▶ [Instructions to follow]: Check each line of the material. Copy those containing "this".

^^^^^^^^^^^^^^^^

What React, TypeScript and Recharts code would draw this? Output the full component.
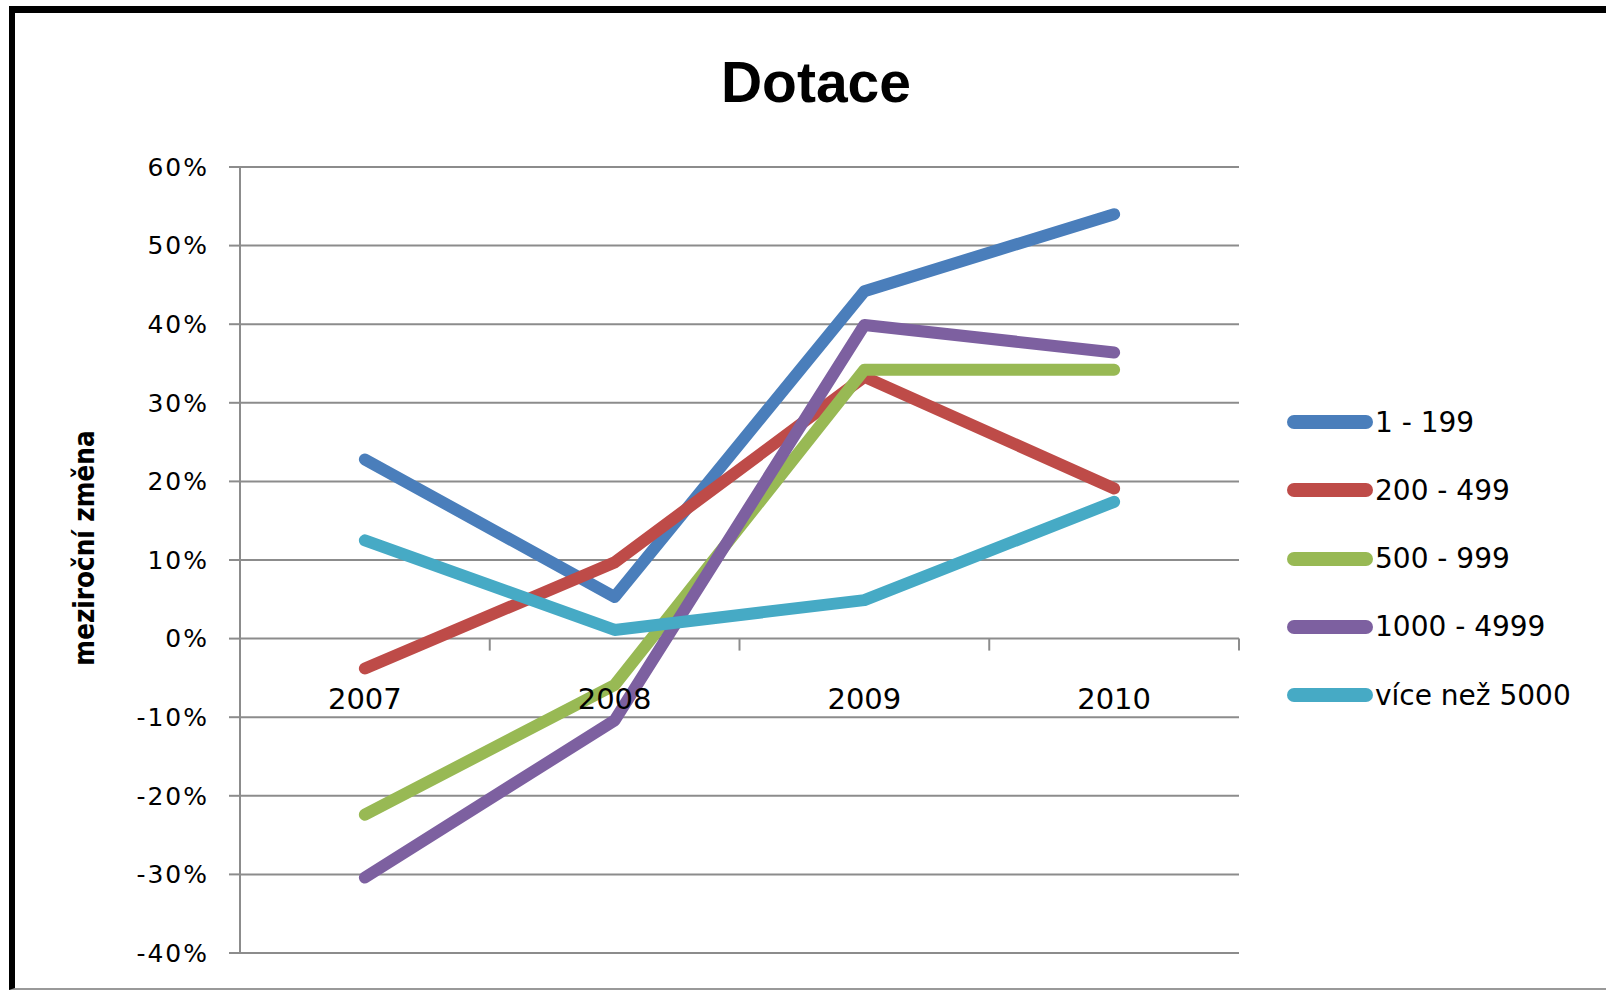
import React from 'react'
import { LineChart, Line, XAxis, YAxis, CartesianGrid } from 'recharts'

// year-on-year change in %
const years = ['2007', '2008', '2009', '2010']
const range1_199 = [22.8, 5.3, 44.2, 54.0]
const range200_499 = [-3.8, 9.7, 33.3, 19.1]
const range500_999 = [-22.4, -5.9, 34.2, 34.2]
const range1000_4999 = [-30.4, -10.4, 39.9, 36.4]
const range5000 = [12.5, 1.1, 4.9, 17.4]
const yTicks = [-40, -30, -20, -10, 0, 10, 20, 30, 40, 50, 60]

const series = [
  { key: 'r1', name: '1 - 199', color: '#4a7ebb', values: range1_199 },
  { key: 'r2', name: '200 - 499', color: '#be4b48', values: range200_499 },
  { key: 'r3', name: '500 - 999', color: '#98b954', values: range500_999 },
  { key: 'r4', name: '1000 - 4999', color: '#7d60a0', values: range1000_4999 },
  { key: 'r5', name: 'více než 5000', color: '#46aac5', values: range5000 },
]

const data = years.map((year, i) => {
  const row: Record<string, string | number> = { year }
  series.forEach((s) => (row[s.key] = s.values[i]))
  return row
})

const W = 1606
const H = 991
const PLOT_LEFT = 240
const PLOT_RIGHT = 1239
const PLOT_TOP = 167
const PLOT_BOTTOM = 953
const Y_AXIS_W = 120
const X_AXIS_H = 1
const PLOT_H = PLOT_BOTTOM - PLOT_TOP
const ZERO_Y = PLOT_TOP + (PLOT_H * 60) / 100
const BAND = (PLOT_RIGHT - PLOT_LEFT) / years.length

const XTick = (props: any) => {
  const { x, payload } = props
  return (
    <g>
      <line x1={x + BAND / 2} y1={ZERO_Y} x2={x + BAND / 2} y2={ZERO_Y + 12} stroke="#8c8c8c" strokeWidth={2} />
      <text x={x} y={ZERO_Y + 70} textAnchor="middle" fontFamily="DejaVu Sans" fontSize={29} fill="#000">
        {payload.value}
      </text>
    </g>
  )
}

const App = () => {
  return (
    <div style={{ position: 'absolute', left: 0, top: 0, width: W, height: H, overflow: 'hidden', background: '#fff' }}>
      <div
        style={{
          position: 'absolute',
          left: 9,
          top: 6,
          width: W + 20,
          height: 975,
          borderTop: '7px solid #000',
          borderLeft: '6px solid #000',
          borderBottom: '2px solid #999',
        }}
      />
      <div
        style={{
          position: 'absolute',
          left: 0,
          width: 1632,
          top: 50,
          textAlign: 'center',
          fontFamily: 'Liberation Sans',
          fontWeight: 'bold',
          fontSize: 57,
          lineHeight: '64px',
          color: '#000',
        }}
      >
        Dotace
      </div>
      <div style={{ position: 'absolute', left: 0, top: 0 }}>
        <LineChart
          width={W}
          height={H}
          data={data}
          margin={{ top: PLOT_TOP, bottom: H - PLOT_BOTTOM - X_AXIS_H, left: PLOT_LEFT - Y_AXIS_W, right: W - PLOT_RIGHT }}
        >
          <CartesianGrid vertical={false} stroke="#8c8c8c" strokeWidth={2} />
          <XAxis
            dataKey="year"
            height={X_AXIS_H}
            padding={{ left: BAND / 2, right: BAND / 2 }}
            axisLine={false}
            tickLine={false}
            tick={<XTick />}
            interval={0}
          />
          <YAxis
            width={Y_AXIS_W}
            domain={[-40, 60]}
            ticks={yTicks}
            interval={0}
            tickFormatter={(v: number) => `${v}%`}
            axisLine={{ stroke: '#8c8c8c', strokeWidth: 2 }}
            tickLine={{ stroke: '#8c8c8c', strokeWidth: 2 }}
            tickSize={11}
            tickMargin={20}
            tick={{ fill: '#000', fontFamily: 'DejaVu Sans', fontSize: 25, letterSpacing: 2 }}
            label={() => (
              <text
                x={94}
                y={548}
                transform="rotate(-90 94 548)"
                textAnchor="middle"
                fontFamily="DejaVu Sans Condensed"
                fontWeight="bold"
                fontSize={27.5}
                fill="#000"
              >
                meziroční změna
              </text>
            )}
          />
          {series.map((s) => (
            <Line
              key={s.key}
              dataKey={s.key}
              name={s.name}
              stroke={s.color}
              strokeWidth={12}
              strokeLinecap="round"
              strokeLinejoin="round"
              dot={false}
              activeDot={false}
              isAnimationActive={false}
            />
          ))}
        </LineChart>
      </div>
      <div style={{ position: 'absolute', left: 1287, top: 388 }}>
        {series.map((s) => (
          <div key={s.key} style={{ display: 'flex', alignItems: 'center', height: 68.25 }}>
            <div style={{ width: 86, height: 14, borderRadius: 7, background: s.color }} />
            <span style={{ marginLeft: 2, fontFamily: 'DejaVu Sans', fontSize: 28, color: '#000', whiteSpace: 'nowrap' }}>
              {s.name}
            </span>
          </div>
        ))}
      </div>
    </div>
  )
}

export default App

^^^^^^^^^^^^^^^^

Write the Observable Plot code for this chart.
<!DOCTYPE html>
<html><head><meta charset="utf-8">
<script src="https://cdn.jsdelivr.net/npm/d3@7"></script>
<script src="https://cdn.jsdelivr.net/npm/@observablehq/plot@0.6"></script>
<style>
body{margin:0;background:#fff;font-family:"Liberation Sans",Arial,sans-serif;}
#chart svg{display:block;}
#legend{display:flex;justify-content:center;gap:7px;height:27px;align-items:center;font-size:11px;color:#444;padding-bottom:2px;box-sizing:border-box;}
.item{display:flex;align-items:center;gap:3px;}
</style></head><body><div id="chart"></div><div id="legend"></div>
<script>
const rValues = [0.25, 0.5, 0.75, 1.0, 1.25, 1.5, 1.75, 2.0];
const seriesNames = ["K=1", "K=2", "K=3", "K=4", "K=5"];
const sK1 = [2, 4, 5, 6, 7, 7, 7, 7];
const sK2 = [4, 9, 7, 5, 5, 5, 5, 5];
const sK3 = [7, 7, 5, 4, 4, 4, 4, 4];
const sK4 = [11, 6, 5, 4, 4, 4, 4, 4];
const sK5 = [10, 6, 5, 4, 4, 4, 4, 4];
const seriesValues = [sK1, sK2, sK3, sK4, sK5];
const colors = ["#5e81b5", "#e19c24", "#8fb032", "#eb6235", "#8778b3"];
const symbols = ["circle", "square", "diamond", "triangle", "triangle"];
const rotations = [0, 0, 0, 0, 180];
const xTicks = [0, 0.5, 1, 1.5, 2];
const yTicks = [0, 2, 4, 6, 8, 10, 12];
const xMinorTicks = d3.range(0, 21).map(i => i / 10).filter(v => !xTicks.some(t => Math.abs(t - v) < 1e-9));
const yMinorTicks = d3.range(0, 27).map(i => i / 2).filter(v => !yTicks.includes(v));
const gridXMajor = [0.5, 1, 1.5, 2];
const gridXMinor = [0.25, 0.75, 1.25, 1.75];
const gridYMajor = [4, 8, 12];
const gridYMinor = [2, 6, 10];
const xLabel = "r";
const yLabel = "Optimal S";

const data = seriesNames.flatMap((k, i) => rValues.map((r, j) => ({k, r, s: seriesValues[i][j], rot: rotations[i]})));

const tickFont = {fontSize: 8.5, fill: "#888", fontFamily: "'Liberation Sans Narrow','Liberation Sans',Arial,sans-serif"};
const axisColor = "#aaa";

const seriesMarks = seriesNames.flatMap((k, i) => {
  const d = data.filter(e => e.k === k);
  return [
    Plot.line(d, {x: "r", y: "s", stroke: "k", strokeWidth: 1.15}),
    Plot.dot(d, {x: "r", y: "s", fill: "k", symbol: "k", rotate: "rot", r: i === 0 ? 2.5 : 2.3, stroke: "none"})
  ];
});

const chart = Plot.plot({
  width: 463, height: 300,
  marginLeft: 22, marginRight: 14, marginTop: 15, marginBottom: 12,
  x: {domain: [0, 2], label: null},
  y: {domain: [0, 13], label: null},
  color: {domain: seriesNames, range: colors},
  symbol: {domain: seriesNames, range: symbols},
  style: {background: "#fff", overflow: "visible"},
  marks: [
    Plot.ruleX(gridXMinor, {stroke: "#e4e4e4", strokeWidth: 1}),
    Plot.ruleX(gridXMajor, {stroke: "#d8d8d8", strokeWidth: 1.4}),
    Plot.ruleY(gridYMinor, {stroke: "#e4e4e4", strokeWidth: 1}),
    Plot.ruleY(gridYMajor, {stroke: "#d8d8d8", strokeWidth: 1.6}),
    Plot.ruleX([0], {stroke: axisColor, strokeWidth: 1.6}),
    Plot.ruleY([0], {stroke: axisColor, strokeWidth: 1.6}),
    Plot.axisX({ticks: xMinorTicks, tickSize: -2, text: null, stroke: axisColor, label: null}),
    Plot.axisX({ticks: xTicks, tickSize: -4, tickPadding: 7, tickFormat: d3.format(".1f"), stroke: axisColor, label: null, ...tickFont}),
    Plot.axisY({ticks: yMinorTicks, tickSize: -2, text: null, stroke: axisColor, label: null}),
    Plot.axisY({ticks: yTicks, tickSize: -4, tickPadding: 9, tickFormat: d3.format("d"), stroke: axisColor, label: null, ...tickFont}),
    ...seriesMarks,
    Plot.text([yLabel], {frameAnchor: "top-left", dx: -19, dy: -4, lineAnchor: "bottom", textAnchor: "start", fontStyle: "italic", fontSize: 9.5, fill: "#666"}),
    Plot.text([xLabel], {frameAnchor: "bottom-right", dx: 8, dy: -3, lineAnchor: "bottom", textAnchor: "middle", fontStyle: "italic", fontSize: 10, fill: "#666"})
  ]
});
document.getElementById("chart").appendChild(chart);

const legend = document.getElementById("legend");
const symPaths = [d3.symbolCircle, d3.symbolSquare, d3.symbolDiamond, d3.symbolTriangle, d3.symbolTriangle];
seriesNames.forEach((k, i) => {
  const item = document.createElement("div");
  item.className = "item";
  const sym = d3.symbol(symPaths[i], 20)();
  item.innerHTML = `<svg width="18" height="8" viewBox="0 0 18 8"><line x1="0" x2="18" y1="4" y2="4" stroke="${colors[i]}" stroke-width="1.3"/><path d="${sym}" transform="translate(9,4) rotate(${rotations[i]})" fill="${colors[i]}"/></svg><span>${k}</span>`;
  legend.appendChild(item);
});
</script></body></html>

^^^^^^^^^^^^^^^^

▶ [Finished answer]:
What React, TypeScript and Recharts code would draw this? Output the full component.
Write the Observable Plot code for this chart.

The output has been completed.